Teatro Real de Madrid 2018-19 Review: Faust

By Mauricio Villa

Teatro Real decided to open the 2018-19 season with Gounod’s “Faust,” an opera which have been staged only once in 2003 since the theatre reopened in 1997.

The expectations were high, with a strong cast lead by the international star tenor Piotr Beczala and accompanied by Marina Rebeka and Luca Pisaroni; the young conductor Ed Ettinger was in charge of the orchestra and La Fura dels Baus presented the production which had premiered in Amsterdam in 2014.

Everything was ready for the big opening: the red carpet, politicians and even the Kings of Spain; but above all a sold-out house ready to enjoy one of the jewels of French Opera.

However, the result was uneven.

The Stars Of the Night

Piotr Beczala had only appeared at Teatro Real during a concert gala in 2014, therefore it was his opera debut at the theatre. Faust is a role that he knows by heart and per Operabase, he last sang it in August of 2016 at the Salzburg Festival. In any case, it’s an opera that is undeniably well-suited to his talents. His voice was brilliant, dark and even powerful with ringing high notes as he proved with his ringing high C in “Salut demeure chaste et pure.”Apparently his latter incursion on more heavy Verdi roles and Wagner has not altered his vocal line as he keeps a fluid legato and musicality.

Soprano Marina Rebeka made her debut at Teatro Real too; she has previously appeared in this opera at the Opéra de Monte-Carlo and the Latvian National Opera. Her portrayal of Marguerite was sweet, innocent-like in Acts two and three. During her Act four aria “Il ne reviens pas,” her performance took on a far more complex and dramatic complexion; you also saw this grit and intensity when Marguerite drowns her own son in Walpurgis night. Vocally, she sang with a rounded quality, completely balanced in every part of her register. Worthy of note was the piannisimi she floated in some moments; they were simply exquisite.

Bass-baritone Luca Pisaroni had the challenging task of playing Mephistophélès, but you could see he was not comfortable with the costumes, nor with most of the actions. This was particularly noticeable during “Le veau d’or,” when he was unfortunately tasked with standing on an elevated water tank and holding a microphone as if he was giving a rock concert. Not that you can place any blame on him. That’s what he was asked to do. But he managed to put all his skills into the role and portrayed a cynical version of the devil, oscillating between funny or malevolent. That said, vocally you could really appreciate that Mozart suits him better than Gounod as there was a perceived lack of power and projection, with the bass-baritone easily disappearing during ensembles.

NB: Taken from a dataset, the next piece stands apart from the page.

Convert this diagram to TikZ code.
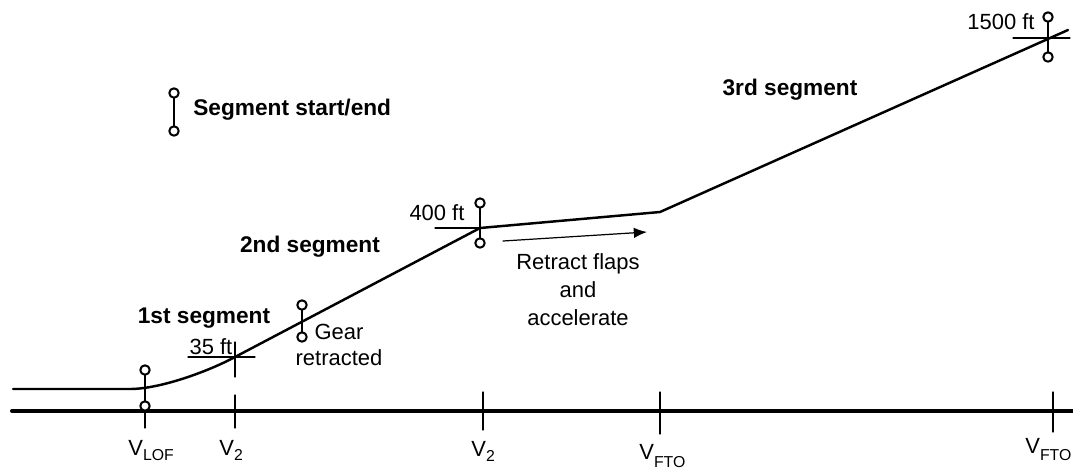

I should mention the fantastic intervention of Stephane Degout as Valentin, defending “Avant des quittes ces lieux” with lyrism and determination as well as being a convincing actor in his death scene. The magnificent chorus of Teatro Real was also in top form.

What Were They Doing?

Conductor Dan Ettinger presented the score with very few cuts and was inclined to put all his energy into it. However, the tempi wound up too fast with little lyricism and an exaggerated use of the Forte sounds. In many ways, it sounded more like a Wagner opera than anything approximating French opera. Unfortunately for Ettinger, the audience seemed to catch on and were vocal in their disapproval during the final curtains.

Unfortunately, the major culprits of the entire evening’s overall imbalance were La Fura dels Baus. The famed production group is famous for its modern approach and the use of multimedia. Therefore the production was quite visual, with good effects, lighting, and projections, but this could not sustain a three-hour opera, and after a while, everything just looked rather bland and unoriginal.

Moreover, their concept for the piece didn’t really make much sense. A glance at the program notes revealed that they saw the opera from the perspective of Faust working in a laboratory trying to recreate the human brain. Filling the stage with canisters and bodies and lamps didn’t really illuminate this interpretation in any way whatsoever.  The subsequent crutch of dropping and lifting said lamps and the glass canisters didn’t help much either. The choice of making Marguerite’s hands and hair blue didn’t really make much sense either, but one assumes that the stage director might be able to pen an entire dissertation about it and it still might not cohere with the opera at hand. As one might expect, the directors and producers also got some major disapproval from the audience members.

Ultimately, this was a night that was elevated only by truly great singers. Unfortunately, everything else on stage was disposable. Literally.